Trigonometric identities are equations that are true for all values of the variables involved. They are essential tools in mathematics, especially in trigonometry and calculus, since they allow us to simplify expressions and solve equations. In this exercise, we used a specific identity:

• \(1 + \tan^2 t = \sec^2 t\)

This identity is particularly useful because it connects two trigonometric functions, \(\tan t\) and \(\sec t\), into a single equation. By using this identity, we can relate \(x\) and \(y\) without involving the parameter \(t\). This step is crucial for eliminating the parameter, which simplifies the problem and makes it easier to analyze the relationship between \(x\) and \(y\).
It's also important to understand that these identities are not just random formulas; they are derived from the Pythagorean identity \(\sin^2 t + \cos^2 t = 1\). By dividing each term by \(\cos^2 t\), you get the identity we used above. Recognizing and applying these identities correctly helps in transforming and solving trigonometric problems efficiently.

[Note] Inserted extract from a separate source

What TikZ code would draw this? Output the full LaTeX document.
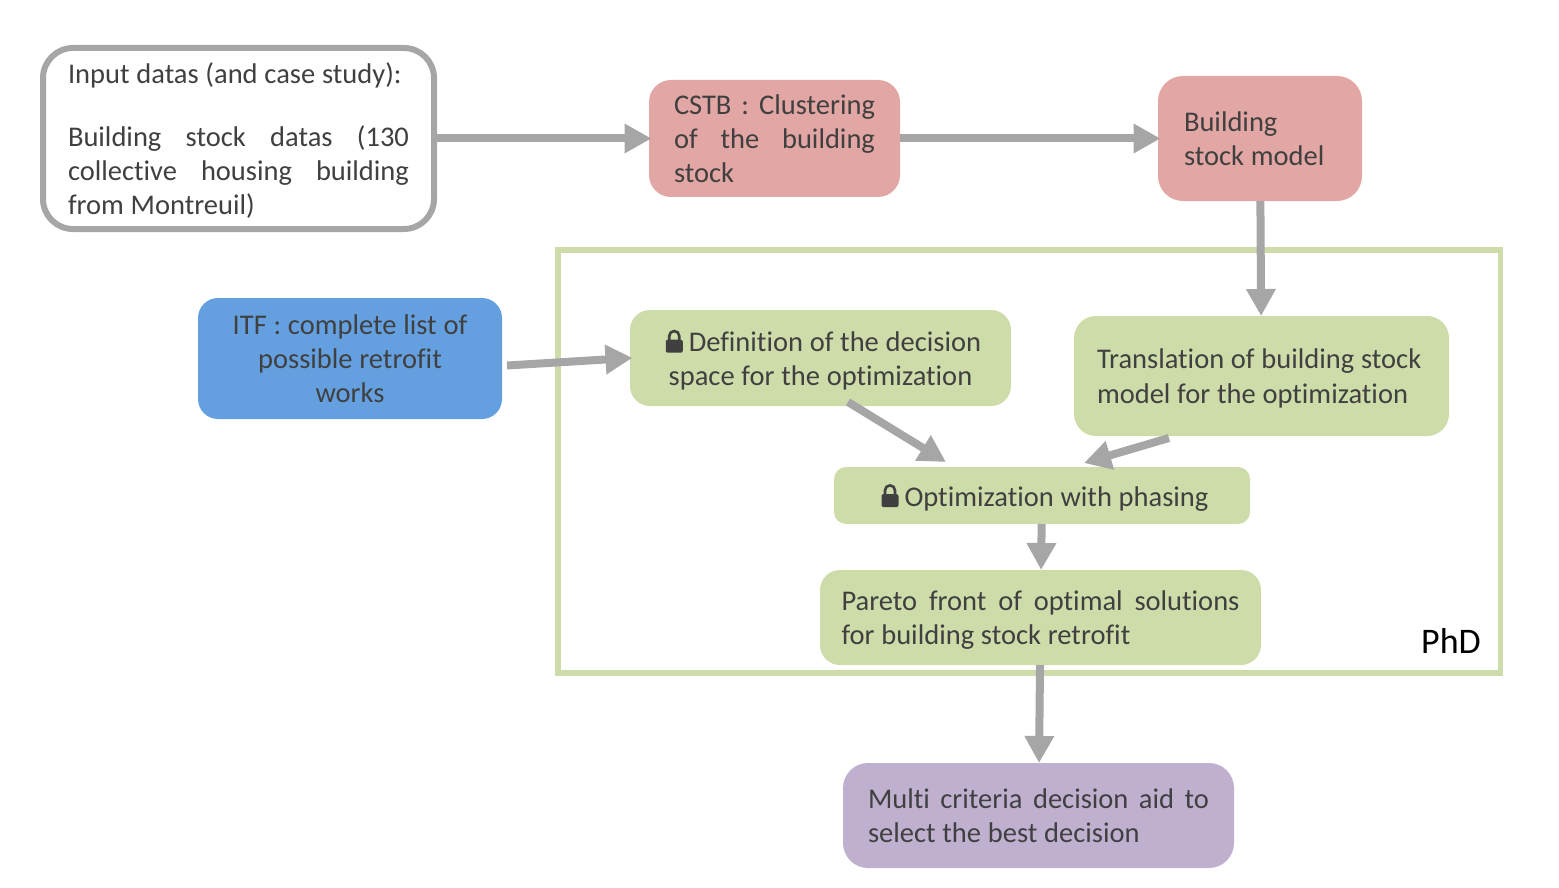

A rectangular equation, also known as a Cartesian equation, expresses the relationship between two variables in a coordinate plane without using a parameter. It uses the standard \(x\) and \(y\) coordinates, which are familiar from graphing in algebra.
In this exercise, we started with the parametric equations \(x = \tan t\) and \(y = \sec t\). We then used the trigonometric identity to eliminate the parameter \(t\), allowing us to combine these into a rectangular equation:

• \(1 + x^2 = y^2\)

This equation is in the form of \(x\) and \(y\) only, making it a rectangular equation that describes the same graph as the original parametric equations.
Understanding rectangular equations is important because they provide a straightforward way to visualize functions and plot graphs, aiding in the comprehension of the relationships between variables. They are the backbone of geometry in the coordinate plane, portraying how changes in one variable affect another.

Eliminating parameters is the process of removing a parameter from parametric equations to obtain a single equation that relates the other variables directly. This is done to simplify the expression and transition from a parametric form to a more intuitive one, like the rectangular form.
In our example, the parametric equations involved \(x = \tan t\) and \(y = \sec t\). By using the identity \(1 + \tan^2 t = \sec^2 t\), we were able to eliminate the parameter \(t\). The identity allowed us to express \(y^2\) in terms of \(x^2\) as

• \(1 + x^2 = y^2\)

This move joins the equations into a single relationship between \(x\) and \(y\).

Parameter elimination is a key technique in calculus and algebra since it simplifies the analysis of curves and functions by removing the intermediary parameter. This approach offers a direct pathway to visualize data, making it possible to plot and interpret the function on a standard \(xy\)-graph. Plus, it often simplifies equations, making it easier to analyze and solve them.